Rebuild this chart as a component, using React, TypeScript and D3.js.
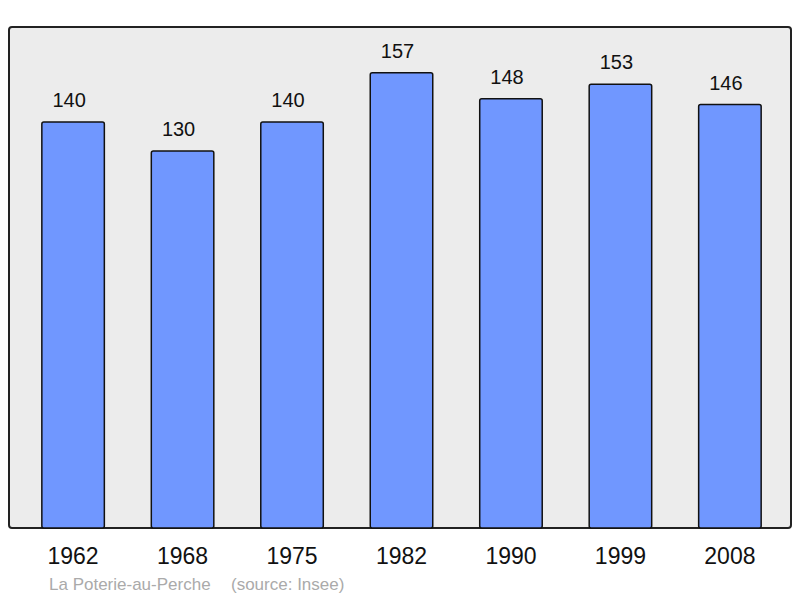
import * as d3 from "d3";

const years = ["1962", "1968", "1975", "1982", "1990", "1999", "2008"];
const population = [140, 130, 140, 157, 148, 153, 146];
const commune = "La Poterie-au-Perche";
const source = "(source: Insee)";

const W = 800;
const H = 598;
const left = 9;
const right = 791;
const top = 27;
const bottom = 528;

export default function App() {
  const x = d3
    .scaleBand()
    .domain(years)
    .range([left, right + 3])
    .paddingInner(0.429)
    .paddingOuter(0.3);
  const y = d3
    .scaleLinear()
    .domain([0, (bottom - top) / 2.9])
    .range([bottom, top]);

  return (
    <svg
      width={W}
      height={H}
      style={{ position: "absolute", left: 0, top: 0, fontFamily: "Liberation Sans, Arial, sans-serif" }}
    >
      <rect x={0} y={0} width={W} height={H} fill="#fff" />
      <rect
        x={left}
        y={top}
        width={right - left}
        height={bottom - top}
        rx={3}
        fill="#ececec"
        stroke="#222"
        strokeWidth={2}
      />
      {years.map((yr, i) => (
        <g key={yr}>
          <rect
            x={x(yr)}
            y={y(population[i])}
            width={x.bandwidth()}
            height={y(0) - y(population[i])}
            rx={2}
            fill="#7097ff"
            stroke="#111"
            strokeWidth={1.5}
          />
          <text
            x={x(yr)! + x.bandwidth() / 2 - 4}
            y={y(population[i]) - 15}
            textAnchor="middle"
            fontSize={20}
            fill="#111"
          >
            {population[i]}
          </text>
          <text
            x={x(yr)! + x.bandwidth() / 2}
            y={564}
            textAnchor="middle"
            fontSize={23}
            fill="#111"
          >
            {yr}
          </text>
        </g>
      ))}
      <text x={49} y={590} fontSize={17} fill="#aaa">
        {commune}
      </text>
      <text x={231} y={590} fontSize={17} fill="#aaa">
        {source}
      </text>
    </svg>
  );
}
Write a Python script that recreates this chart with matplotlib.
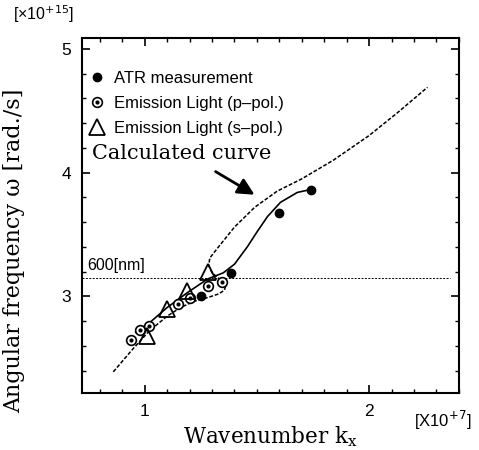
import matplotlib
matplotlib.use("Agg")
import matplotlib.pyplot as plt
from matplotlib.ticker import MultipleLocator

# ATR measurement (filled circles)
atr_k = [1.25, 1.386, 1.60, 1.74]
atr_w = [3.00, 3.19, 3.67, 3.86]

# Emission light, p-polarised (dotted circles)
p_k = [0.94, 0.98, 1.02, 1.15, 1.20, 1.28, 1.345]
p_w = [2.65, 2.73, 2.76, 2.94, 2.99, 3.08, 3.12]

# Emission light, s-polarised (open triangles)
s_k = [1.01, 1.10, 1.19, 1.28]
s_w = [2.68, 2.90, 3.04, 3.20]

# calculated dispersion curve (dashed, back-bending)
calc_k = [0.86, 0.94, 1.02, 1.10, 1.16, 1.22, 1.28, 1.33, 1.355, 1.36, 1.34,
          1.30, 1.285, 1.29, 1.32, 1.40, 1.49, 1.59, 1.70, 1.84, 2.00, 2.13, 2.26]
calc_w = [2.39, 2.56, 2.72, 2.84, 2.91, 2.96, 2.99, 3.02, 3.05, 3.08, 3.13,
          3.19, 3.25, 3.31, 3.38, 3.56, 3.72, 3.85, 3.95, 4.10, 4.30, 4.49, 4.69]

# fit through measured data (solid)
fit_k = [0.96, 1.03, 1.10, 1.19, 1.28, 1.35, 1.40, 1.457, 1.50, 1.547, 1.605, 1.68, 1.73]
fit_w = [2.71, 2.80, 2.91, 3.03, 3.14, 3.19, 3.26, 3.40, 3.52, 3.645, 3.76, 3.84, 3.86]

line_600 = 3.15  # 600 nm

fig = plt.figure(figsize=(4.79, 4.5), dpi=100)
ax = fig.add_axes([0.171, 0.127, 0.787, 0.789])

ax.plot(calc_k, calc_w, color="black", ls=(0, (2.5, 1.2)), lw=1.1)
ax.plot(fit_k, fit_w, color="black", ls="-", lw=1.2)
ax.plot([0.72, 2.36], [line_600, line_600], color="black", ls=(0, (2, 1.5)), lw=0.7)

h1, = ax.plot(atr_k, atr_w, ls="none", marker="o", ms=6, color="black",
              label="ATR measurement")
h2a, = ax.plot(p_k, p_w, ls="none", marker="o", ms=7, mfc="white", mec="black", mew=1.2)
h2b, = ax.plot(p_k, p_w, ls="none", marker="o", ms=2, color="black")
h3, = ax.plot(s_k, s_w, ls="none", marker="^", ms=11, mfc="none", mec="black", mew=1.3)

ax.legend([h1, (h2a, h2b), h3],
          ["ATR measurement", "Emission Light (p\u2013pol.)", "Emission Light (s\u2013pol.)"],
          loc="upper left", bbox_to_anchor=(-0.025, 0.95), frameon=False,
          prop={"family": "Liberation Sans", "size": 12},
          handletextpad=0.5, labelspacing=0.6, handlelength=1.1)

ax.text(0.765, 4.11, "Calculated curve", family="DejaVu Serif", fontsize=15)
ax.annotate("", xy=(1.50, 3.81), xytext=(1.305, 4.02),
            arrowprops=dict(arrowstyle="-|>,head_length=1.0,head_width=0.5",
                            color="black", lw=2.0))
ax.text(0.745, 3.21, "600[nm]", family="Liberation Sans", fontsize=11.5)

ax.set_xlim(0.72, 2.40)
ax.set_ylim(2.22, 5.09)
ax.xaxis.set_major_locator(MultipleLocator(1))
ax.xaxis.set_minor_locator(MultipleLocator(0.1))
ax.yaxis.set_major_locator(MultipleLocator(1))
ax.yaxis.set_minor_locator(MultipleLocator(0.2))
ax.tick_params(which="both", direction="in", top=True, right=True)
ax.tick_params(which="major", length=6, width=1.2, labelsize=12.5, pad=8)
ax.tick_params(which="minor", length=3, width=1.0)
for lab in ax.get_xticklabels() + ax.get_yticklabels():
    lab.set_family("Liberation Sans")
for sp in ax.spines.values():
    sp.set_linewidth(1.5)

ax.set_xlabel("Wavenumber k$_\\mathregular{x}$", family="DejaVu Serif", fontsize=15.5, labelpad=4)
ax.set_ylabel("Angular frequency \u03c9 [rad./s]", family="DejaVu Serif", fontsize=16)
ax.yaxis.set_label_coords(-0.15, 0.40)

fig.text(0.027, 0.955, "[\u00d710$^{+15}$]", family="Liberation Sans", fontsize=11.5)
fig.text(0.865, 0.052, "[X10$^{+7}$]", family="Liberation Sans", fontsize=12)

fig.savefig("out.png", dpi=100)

> [Your objective]: Beginning at the line above that contains "Write a Python", repeat each line exactly through the one that contains "s_w = [2.68, 2.90, 3.04, 3.20]", and leave out the pictures.

> [Exercise output]:
Write a Python script that recreates this chart with matplotlib.
import matplotlib
matplotlib.use("Agg")
import matplotlib.pyplot as plt
from matplotlib.ticker import MultipleLocator

# ATR measurement (filled circles)
atr_k = [1.25, 1.386, 1.60, 1.74]
atr_w = [3.00, 3.19, 3.67, 3.86]

# Emission light, p-polarised (dotted circles)
p_k = [0.94, 0.98, 1.02, 1.15, 1.20, 1.28, 1.345]
p_w = [2.65, 2.73, 2.76, 2.94, 2.99, 3.08, 3.12]

# Emission light, s-polarised (open triangles)
s_k = [1.01, 1.10, 1.19, 1.28]
s_w = [2.68, 2.90, 3.04, 3.20]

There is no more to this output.